Afin de rendre la période des fêtes un peu plus normale pour le petit mais aussi pour tous les autres enfants âgés de moins de 10 ans dont les parents sont détenus, la prison a organisé une fête. «Le père Noël était là. Il y avait de la musique, des gâteaux et de la pizza. Nous avons demandé aux proches des détenues d’apporter les enfants dont les mamans sont en prison. Mais nous ne pouvions pas le dire à tout le monde, donc nous avons fixé une limite d’âge. Nous avons acheté des cadeaux que les mamans ont donnés à leurs enfants», affirme Marie Annick Nelson, assistante commissaire. Elle se souvient, par exemple, de ce moment où une jeune mère détenue avait fait un témoignage pour remercier sa mère. «Elle disait que sa maman lui avait toujours pardonné toutes ses erreurs et qu’elle avait recueilli son enfant pendant qu’elle purgeait sa peine. Il y a des témoignages comme cela qui vous transpercent le cœur», soutient-elle.

«Horrible…»

Annabelle, qui se souvient de ce jour de fête, dit en être ressortie en réalisant à quel point elle était chanceuse d’avoir son petit Samuel à ses côtés pour un moment encore. «J’ai vu d’autres mamans qui devaient voir partir leurs enfants. J’ai compris que c’était une chance de pouvoir être avec le mien», avance la jeune femme.

Avec Samuel, elle vit dans une petite maison qui se trouve au sein de la prison. On ne parle pas là de cellule, mais bien de chambre avec des lits. Pour celles qui ont des nourrissons, leur chambre est équipée d’un berceau. Les bébés sont pris en charge par la prison.

*Nathalia, elle, vient d’Afrique du Sud. Il y a deux mois, elle mettait au monde Faith. Une adorable petite boule qui réclame sans cesse le sein à sa maman. D’ailleurs, durant l’entretien, Faith nous fait cadeau d’une quinzaine de minutes de tranquillité. Elle semble comprendre que maman est occupée. Mais ne tardera pas à s’impatienter.

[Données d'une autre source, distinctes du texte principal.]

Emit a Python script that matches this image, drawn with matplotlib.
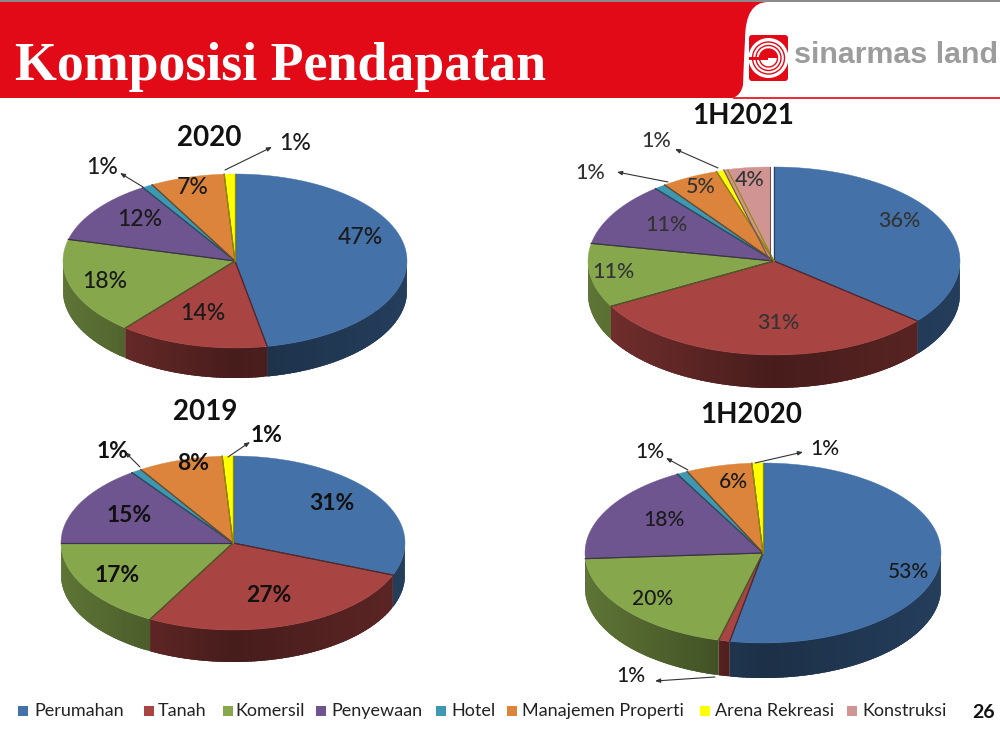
import numpy as np
import matplotlib
matplotlib.use("Agg")
import matplotlib.pyplot as plt
from matplotlib.patches import Polygon, Rectangle, FancyBboxPatch, Arc, Wedge, PathPatch
from matplotlib.path import Path

categories = ["Perumahan", "Tanah", "Komersil", "Penyewaan", "Hotel",
              "Manajemen Properti", "Arena Rekreasi", "Konstruksi"]
colors = ["#4371a8", "#a84442", "#87a74d", "#6f5590", "#3f98b2", "#dc843c", "#ffff00", "#d09492"]

# order follows categories
values_2020 = [47, 14, 18, 12, 1, 7, 1, 0]
values_1h2021 = [36, 31, 11, 11, 1, 5, 1, 4]
values_2019 = [31, 27, 17, 15, 1, 8, 1, 0]
values_1h2020 = [53, 1, 20, 18, 1, 6, 1, 0]

# cx, cy, rx, ry, depth
charts = [
    dict(title="2020", values=values_2020, geom=(235, 261, 172, 87, 30), title_xy=(209, 138),
         labels={0: (360, 238), 1: (203, 314), 2: (105, 282), 3: (140, 220), 5: (193, 188)},
         leaders=[(143, 187, 120, 173, 102, 168), (225, 170, 272, 147, 295, 144)], fs=16.5, lc="#1a1a1a", w="medium"),
    dict(title="1H2021", values=values_1h2021, geom=(774, 261, 186, 94, 33), title_xy=(743, 116),
         labels={0: (899, 221), 1: (778, 323), 2: (613, 272), 3: (666, 225), 5: (701, 187), 7: (750, 180)},
         leaders=[(668, 182, 617, 172, 590, 173), (718, 168, 675, 149, 656, 141)], fs=15.5, lc="#333333", w="medium"),
    dict(title="2019", values=values_2019, geom=(233, 543, 172, 87, 32), title_xy=(205, 412),
         labels={0: (332, 503), 1: (269, 595), 2: (117, 575), 3: (129, 515), 5: (193, 464)},
         leaders=[(140, 467, 125, 452, 113, 451), (228, 457, 250, 442, 267, 436)], fs=16.5, lc="#111111", w="bold"),
    dict(title="1H2020", values=values_1h2020, geom=(763, 553, 178, 90, 35), title_xy=(751, 415),
         labels={0: (908, 572), 2: (653, 599), 3: (664, 520), 5: (733, 482)},
         leaders=[(688, 470, 666, 458, 650, 452), (755, 463, 803, 452, 825, 449), (715, 677, 655, 681, 631, 676)],
         fs=15, lc="#1a1a1a", w="medium"),
]

legend_sq = [18, 144, 223, 316, 436, 507, 700, 847]
legend_tx = [34, 158, 235, 331, 451, 522, 715, 862]

plt.rcParams["font.family"] = ["Lato", "DejaVu Sans"]
fig = plt.figure(figsize=(10, 7.33), dpi=100)
ax = fig.add_axes([0, 0, 1, 1])
ax.set_xlim(0, 1000)
ax.set_ylim(733, 0)
ax.axis("off")


def shade(c, f):
    return tuple(np.array(matplotlib.colors.to_rgb(c)) * f)


def draw_pie(values, geom):
    cx, cy, rx, ry, depth = geom
    vals = np.array(values, dtype=float)
    edges = np.concatenate([[0], np.cumsum(vals) / vals.sum() * 2 * np.pi])
    # side wall first, strips overlap the next one so no seams show
    for i, v in enumerate(vals):
        if v == 0:
            continue
        a0, a1 = edges[i], edges[i + 1]
        lo, hi = max(a0, np.pi / 2), min(a1, 3 * np.pi / 2)
        if hi <= lo:
            continue
        steps = np.linspace(lo, hi, max(2, int((hi - lo) * 50)))
        for s0, s1 in zip(steps[:-1], steps[1:]):
            mid = (s0 + s1) / 2
            f = 0.42 + 0.28 * abs(np.sin(mid)) * (1 if mid > np.pi else 0.45)
            arc = np.linspace(s0, min(s1 + 0.03, hi), 5)
            x = cx + rx * np.sin(arc)
            y = cy - ry * np.cos(arc)
            pts = np.r_[np.column_stack([x, y]), np.column_stack([x, y + depth])[::-1]]
            ax.add_patch(Polygon(pts, fc=shade(colors[i], f), ec="none", zorder=2))
    # top surface
    for i, v in enumerate(vals):
        if v == 0:
            continue
        t = np.linspace(edges[i], edges[i + 1], max(3, int(v * 3)))
        px = cx + rx * np.sin(t)
        py = cy - ry * np.cos(t)
        dx = -4 if categories[i] == "Konstruksi" else 0
        pts = np.column_stack([np.r_[cx, px], np.r_[cy, py]]) + [dx, 0]
        ax.add_patch(Polygon(pts, fc=colors[i], ec=colors[i], lw=0.3, zorder=3))
        # radial edges only, the outer rim has no outline
        for e in (t[0], t[-1]):
            ax.plot([cx + dx, cx + dx + rx * np.sin(e)], [cy, cy - ry * np.cos(e)],
                    color=shade(colors[i], 0.55), lw=0.8, zorder=3.5)


for ch in charts:
    draw_pie(ch["values"], ch["geom"])
    ax.text(*ch["title_xy"], ch["title"], fontsize=20, fontweight="bold", color="#111111",
            ha="center", va="center", zorder=6)
    for i, xy in ch["labels"].items():
        ax.text(*xy, f"{ch['values'][i]}%", fontsize=ch["fs"], color=ch["lc"], ha="center", va="center",
                fontweight=ch["w"], zorder=6)
    for x0, y0, x1, y1, tx, ty in ch["leaders"]:
        ax.annotate("", xy=(x1, y1), xytext=(x0, y0), zorder=6,
                    arrowprops=dict(arrowstyle="-|>,head_width=0.12,head_length=0.3", color="#333333", lw=0.8,
                                    shrinkA=0, shrinkB=0))
        ax.text(tx, ty, "1%", fontsize=ch["fs"], color=ch["lc"], ha="center", va="center",
                fontweight=ch["w"], zorder=6)

# header band with the white rounded tab
ax.add_patch(Rectangle((0, 2), 1000, 96, fc="#e30a17", ec="none", zorder=1))
ax.add_patch(Rectangle((0, 0), 1000, 2, fc="#8a8a8a", ec="none", zorder=1))
tab = Path([(733, 98), (741, 95), (743, 85), (744, 60), (745, 40), (745, 2), (768, 2),
            (1000, 2), (1000, 98), (733, 98)],
           [Path.MOVETO, Path.CURVE3, Path.CURVE3, Path.LINETO, Path.LINETO, Path.CURVE3, Path.CURVE3,
            Path.LINETO, Path.LINETO, Path.CLOSEPOLY])
ax.add_patch(PathPatch(tab, fc="white", ec="none", zorder=1.1))
ax.add_patch(Rectangle((733, 97), 267, 1.6, fc="#e8303a", ec="none", zorder=1.3))
ax.text(15, 67, "Komposisi Pendapatan", family="Liberation Serif", fontweight="bold", fontsize=38.8,
        color="white", va="center", ha="left", zorder=5)

# logo
ax.add_patch(FancyBboxPatch((749, 35), 39, 46, boxstyle="round,pad=0,rounding_size=3",
                            fc="#e30a17", ec="none", zorder=4))
ax.add_patch(Wedge((768.5, 58), 20, 0, 360, fc="white", ec="none", zorder=4.5))
for d in (32, 25, 18):
    ax.add_patch(Arc((768.5, 58), d, d, theta1=0, theta2=360, ec="#e30a17", lw=1.0, zorder=5))
ax.add_patch(Wedge((768.5, 58), 9, 180, 360, fc="#e30a17", ec="none", zorder=6))
ax.add_patch(Rectangle((749, 57), 19, 3, fc="#e30a17", ec="none", zorder=5))
ax.text(794, 55, "sinarmas land", family="Liberation Sans", fontweight="bold", fontsize=21.9, color="#9c9c9c",
        va="center", ha="left", zorder=5)

# legend along the bottom
for name, c, sx, tx in zip(categories, colors, legend_sq, legend_tx):
    ax.add_patch(Rectangle((sx, 706), 9.5, 10, fc=c, ec="none", zorder=4))
    ax.text(tx, 711, name, fontsize=13, color="#222222", va="center", ha="left", zorder=4)
ax.text(984, 712, "26", fontsize=14, fontweight="bold", color="#111111", va="center", ha="center", zorder=4)

fig.savefig("out.png", dpi=100)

Nathalia nous raconte qu’elle a deux autres enfants qui sont sous la charge de son frère et de sa belle-sœur en Afrique du Sud. Les deux enfants ne savent pas qu’elle est en prison. Ils croient que leur mère travaille à Maurice et qu’elle reviendra lorsque leur sœur «aura des empreintes». «C’est ce que j’ai dû leur dire. J’ai dit qu’elle est trop petite pour donner des empreintes, donc il faudra encore attendre pour rentrer. Mais ils ne veulent plus attendre. C’est horrible de vivre les festivités loin d’eux», soutient la jeune maman en larmes. Ils vivent avec leur oncle et leur tante car leur père est décédé.

Pour le moment, Faith est l’unique personne qui rend la prison un peu plus supportable à Nathalia. Elle est aussi détenue à Beau-Bassin pour une affaire de drogue. Entretemps, dans cette unité spéciale réservée aux mamans qui vivent avec leurs enfants, des liens se sont créés. «Du coup, Samuel a l’impression que Faith c’est sa petite sœur et que l’autre petit garçon, c’est son petit frère. Mais il sait que dehors il a une autre famille. J’essaie de faire en sorte qu’il ne l’oublie pas», ajoute Annabelle. Si elle insiste sur ce point, c’est que dans deux ans, lorsqu’il aura eu 5 ans, Samuel sera obligé de quitter sa mère. Il ira alors chez les proches de celle-ci… à Madagascar. Autre drame : Samuel refuse de parler malgache malgré les tentatives répétées de sa maman. «J’apprendrai à Madagascar maman…» répond-il.